Em audiência pública das quatro comissões que analisam a reforma do Código Florestal (PLC 30/2011), nesta terça-feira (13), o ex-ministro do Supremo Tribunal Federal (STF) e ex-ministro da Defesa, Nelson Jobim, avaliou que a principal dificuldade a ser sanada em relação aos aspectos jurídicos da proposta é administração de possíveis conflitos decorrentes de brechas ocasionadas pela competência legislativa concorrente, quando mais de um ente federado pode legislar sobre o mesmo assunto, obedecendo à primazia da União.
Isso porque o projeto prevê que estados e Distrito Federal aprovem leis sobre Áreas de Preservação Permanente (APPs), a fim de preencher lacunas deixadas pela norma geral. Segundo Jobim, se por exemplo os estados tiverem a prerrogativa de fixar o tamanho mínimo das APPs, podem ocorrer disputas interestaduais econômicas predatórias, causando danos ao meio ambiente.“A norma geral tem que assegurar que haja uniformidade, evitando a concorrência. O espaço dos estados tem que ser definido pela regra geral”, alertou.

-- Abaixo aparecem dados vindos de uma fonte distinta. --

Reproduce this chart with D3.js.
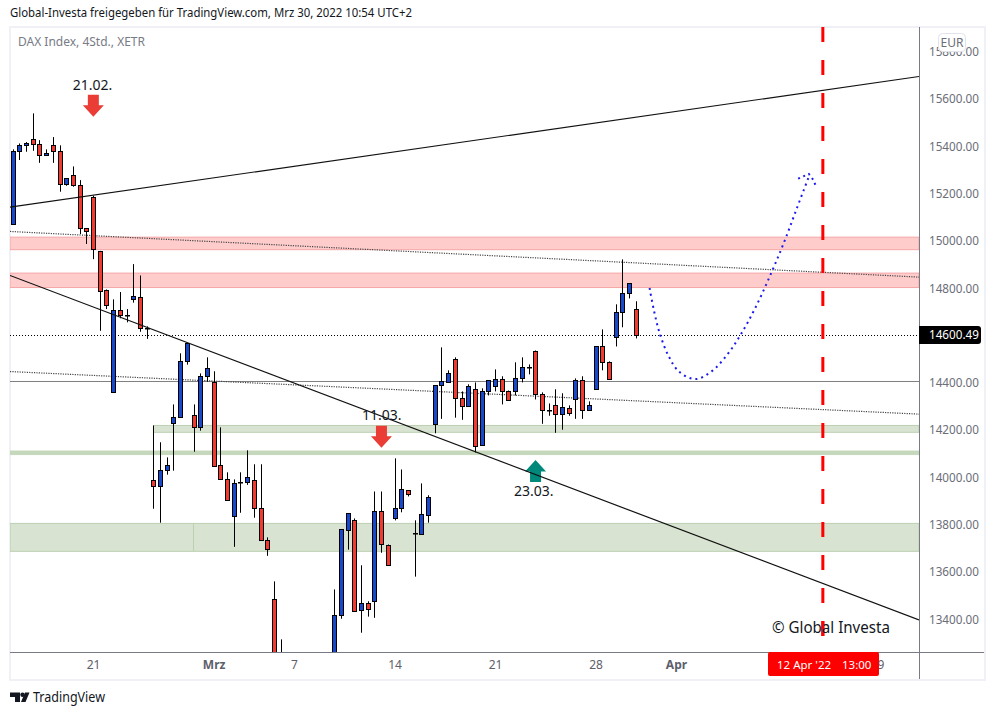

Jobim advertiu, ainda, quanto à necessidade de os senadores aperfeiçoarem o texto do novo código, sem deixar margem a interpretações duvidosas. “Não exercitem formas de delegação de poderes de forma indireta, através de expressões ambíguas, porque quando o legislador usa da ambigüidade para conseguir formar a vontade majoritária, ele está transferindo um poder supletivo legislativo a quem não tem poder para tal, que é o Poder Judiciário, o que cria uma imensa confusão”, afirmou o ex-ministro.
Paulo Affonso Leme Machado, um dos maiores especialistas em direito ambiental do Brasil, lembrou que conforme o artigo 24 da Constituição Federal compete à União, Estados e Distrito Federal legislar concorrentemente em relação a florestas, porém o parágrafo terceiro explicita que somente se não houver lei federal sobre normas gerais os estados exercerão a competência legislativa plena, com o objetivo de atender a suas peculiaridades. “A competência legislativa suplementar visa fazer cumprir a norma geral, e não tomar outra direção”, concluiu.
Proteção das águas
O presidente da Comissão de Meio Ambiente, Defesa do Consumidor e Fiscalização e Controle (CMA), senador Rodrigo Rollemberg (PSB/DF), disse que os debates com os juristas trouxeram mais luz ao Código Florestal. Ele levantou a questão de a Constituição Federal, em seu artigo 22, definir que compete privativamente à União legislar sobre águas. Em sua opinião, como uma das mais importantes funções das APPs é a proteção das águas, todo cuidado deve ser tomado, no sentido de não permitir que uma unidade da federação venha causar danos aos recursos hídricos de outro Estado.
“Se por acaso um estado reduzir o tamanho de sua APP, isso pode prejudicar outro estado que faz parte da mesma bacia hidrográfica”, ponderou o senador, acrescentando que o Senado não fugirá à sua responsabilidade de analisar todos os aspectos do PLC 30, culminando com uma proposta moderna, que está sendo discutida amplamente por quatro comissões temáticas.
Mário José Gisi, subprocurador geral da República do Ministério Público Federal, um dos convidados da audiência pública, registrou que a fala de Rollemberg reforça a necessidade de prevalência das regras federais, especialmente no que se refere aos rios interestaduais.
A reunião conjunta da CMA com as Comissões de Agricultura e Reforma Agrária (CRA), Ciência e Tecnologia (CCT) e Constituição e Justiça (CCJ) contou, ainda, com participação de Antonio Herman Benjamin, ministro do Superior Tribunal de Justiça (STJ); e de Cristina Godoy de Araujo Freitas, promotora de Justiça do Ministério Público do Estado de São Paulo; além dos relatores do Código Florestal, senador Jorge Viana (PT/AC) e senador Luiz Henrique (PMDB/SC).